State Rep. Jason Zachary said the original proposal, which sought to limit seating to 25 percent of capacity and end dine-in at 9:00 p.m., would “[E]nd the restaurant industry, having a tremendous economic impact on our county and put hundreds of people out of work…This is the tyranny of good intentions.”

Zachary co-wrote the script for an internet video released in September that painted health boards as sinister forces. Sunday, he encouraged his Twitter followers to contact the governor’s office in support of an effort to strip Tennessee’s six county health boards of their regulatory authority.

Knox County Commissioner Kyle Ward said Saturday the proposed regulations were “a reckless decision” that would negatively affect businesses and families.

Both Zachary and Ward said officials should instead encourage people to follow the “five core actions” recommended for personal safety. That’s exactly what the Board of Health, the Knox County Health Department, and various elected and appointed officials have been doing for months.
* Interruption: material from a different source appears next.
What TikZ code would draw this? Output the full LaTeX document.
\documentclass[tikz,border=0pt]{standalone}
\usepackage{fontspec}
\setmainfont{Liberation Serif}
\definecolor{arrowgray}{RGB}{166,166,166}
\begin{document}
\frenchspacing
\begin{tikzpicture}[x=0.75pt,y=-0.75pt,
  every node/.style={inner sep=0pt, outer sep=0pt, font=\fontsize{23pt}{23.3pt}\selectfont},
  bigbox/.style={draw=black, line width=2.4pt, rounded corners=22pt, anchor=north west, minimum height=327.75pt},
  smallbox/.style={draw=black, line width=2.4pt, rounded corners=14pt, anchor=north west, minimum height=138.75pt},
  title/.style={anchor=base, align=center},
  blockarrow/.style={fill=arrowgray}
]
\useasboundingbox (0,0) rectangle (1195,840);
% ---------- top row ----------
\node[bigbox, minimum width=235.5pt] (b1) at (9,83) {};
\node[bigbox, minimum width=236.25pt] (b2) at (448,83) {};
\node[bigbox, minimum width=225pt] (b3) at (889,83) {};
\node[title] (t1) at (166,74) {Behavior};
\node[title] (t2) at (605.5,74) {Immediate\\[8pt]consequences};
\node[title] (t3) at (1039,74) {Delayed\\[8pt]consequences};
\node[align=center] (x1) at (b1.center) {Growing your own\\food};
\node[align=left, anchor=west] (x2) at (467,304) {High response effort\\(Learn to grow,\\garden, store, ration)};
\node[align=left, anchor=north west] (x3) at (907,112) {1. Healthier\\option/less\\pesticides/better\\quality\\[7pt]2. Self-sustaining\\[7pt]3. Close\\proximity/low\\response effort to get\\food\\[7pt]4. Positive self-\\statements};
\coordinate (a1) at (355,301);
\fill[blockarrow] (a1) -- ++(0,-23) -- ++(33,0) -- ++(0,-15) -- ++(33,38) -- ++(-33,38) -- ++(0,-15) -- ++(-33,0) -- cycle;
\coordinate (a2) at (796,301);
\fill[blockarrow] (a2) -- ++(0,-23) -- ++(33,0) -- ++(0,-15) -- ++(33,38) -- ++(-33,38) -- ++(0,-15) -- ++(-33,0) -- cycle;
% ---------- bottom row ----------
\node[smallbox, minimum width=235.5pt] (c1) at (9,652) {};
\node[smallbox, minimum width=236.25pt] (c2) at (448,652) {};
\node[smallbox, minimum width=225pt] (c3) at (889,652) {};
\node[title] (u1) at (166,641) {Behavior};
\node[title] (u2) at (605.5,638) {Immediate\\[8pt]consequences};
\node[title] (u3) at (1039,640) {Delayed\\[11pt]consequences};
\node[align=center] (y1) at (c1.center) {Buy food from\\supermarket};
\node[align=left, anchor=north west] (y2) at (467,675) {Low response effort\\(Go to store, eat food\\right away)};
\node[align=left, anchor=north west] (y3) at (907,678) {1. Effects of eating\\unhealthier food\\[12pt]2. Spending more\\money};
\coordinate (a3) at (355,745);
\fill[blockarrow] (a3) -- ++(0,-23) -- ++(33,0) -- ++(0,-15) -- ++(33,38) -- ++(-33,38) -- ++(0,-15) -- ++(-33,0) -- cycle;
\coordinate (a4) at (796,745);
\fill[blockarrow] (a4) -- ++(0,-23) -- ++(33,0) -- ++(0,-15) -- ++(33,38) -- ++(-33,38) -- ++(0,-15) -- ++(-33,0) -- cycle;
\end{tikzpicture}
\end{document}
Continuing the pattern, one resolution approved Monday night said in part, “there is need for increased diligence among all citizens to practice the five core actions with fidelity in order to protect the public health and welfare.” Another section encourages people to continue patronizing businesses while following safety guidelines. But during July’s COVID surge, Buchanan said simply asking alone wasn’t working.
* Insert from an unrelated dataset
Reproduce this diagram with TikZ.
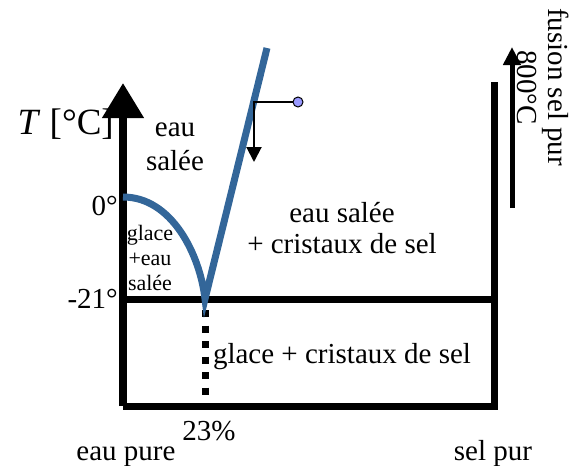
\documentclass[tikz,border=0pt]{standalone}
\usepackage{fontspec}
\setmainfont{Liberation Serif}
\usetikzlibrary{arrows.meta}
\definecolor{liquidus}{HTML}{336699}
\definecolor{pointer}{HTML}{9999FF}

\begin{document}
\begin{tikzpicture}[x=1pt, y=-1pt, every node/.style={font=\fontsize{29}{34}\selectfont, inner sep=0pt},
    axis/.style={line width=7.5pt},
    curve/.style={liquidus, line width=7pt}]
    \useasboundingbox (0,0) rectangle (582,466);
    % corners of the diagram
    \coordinate (origin) at (123,406);
    \coordinate (top) at (123,83);
    \coordinate (corner) at (494,406);
    \coordinate (right) at (494,82);
    \coordinate (eutL) at (123,299);
    \coordinate (eutR) at (494,299);
    \coordinate (eut) at (205,299);
    \coordinate (eutB) at (205,406);
    \coordinate (melt) at (123,197);
    \coordinate (liqtop) at (267,48);
    % frame
    \draw[axis, -{Triangle[length=35pt, width=40pt]}] (origin) -- (top);
    \draw[line width=7pt, line join=miter] (origin) -- (corner) -- (right);
    \draw[line width=7pt] (eutL) -- (eutR);
    \draw[line width=7pt, dash pattern=on 7pt off 8.5pt] ([yshift=4.5pt]eut) -- (eutB);
    % liquidus
    \draw[curve] (melt) .. controls (172,197) and (200,255) .. (eut) -- (liqtop);
    % pointer
    \node[circle, draw, fill=pointer, minimum size=10pt, line width=1pt] (dot) at (298,102) {};
    \coordinate (bend) at (254,102);
    \coordinate (pdown) at (254,162);
    \draw[line width=2pt, -{Triangle[length=15pt, width=15pt]}] (dot) -- (bend) -- (pdown);
    % sel pur melting
    \coordinate (mlow) at (512,208);
    \coordinate (mhigh) at (512,47);
    \draw[line width=5pt, -{Triangle[length=18pt, width=17pt]}] (mlow) -- (mhigh);
    \node[rotate=-90, anchor=north west] (mtemp) at (537,50) {800°C};
    \node[rotate=-90, anchor=north west] (mlabel) at (569,8) {fusion sel pur};
    % labels
    \node[anchor=base east, font=\fontsize{37}{40}\selectfont] (tlabel) at (114,134) {\textit{T} [°C]};
    \node[anchor=base east] (zero) at (118,215) {0°};
    \node[anchor=base east] (minus) at (118,308) {-21°};
    \node[align=center, anchor=base] (liquid) at (175,170) {eau\\salée};
    \node[align=center, anchor=base, font=\fontsize{22}{25}\selectfont] (mixL) at (150,290) {glace\\+eau\\salée};
    \node[align=center, anchor=base, font=\fontsize{29}{31}\selectfont] (mixR) at (342,253) {eau salée\\+ cristaux de sel};
    \node[anchor=base] (solid) at (342,363) {glace + cristaux de sel};
    \node[anchor=base] (conc) at (209,440) {23\%};
    \node[anchor=base] (pure) at (126,460) {eau pure};
    \node[anchor=base] (salt) at (493,460) {sel pur};
\end{tikzpicture}
\end{document}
“We might not need harsh regulations if we can get people do what’s on this list,” Dr. Patrick O’Brien said during Monday’s meeting. “It can make a huge difference in our community, much more so than us regulating specific areas.”

State-level polling has indicated personal concerns about safety, not public health regulations, are keeping some people away from restaurants this year. A third of respondents to the September "Tennessee Pulse" survey said they felt comfortable eating inside restaurants. But 48 percent of respondents said they won’t feel comfortable eating dine-in until case counts steadily decrease, treatments for COVID become more widely available, or an effective vaccine hits the market. The poll was conducted before the most recent case surge began.

“A significant number of individuals are simply not engaged with the economy,” the poll’s authors wrote in a summary of their findings. “A stable and consistent finding across all five waves of the Tennessee Pulse survey is that a significant number of individuals will not re-engage with society and the economy until a vaccine is developed and Covid-19 caseloads fall.”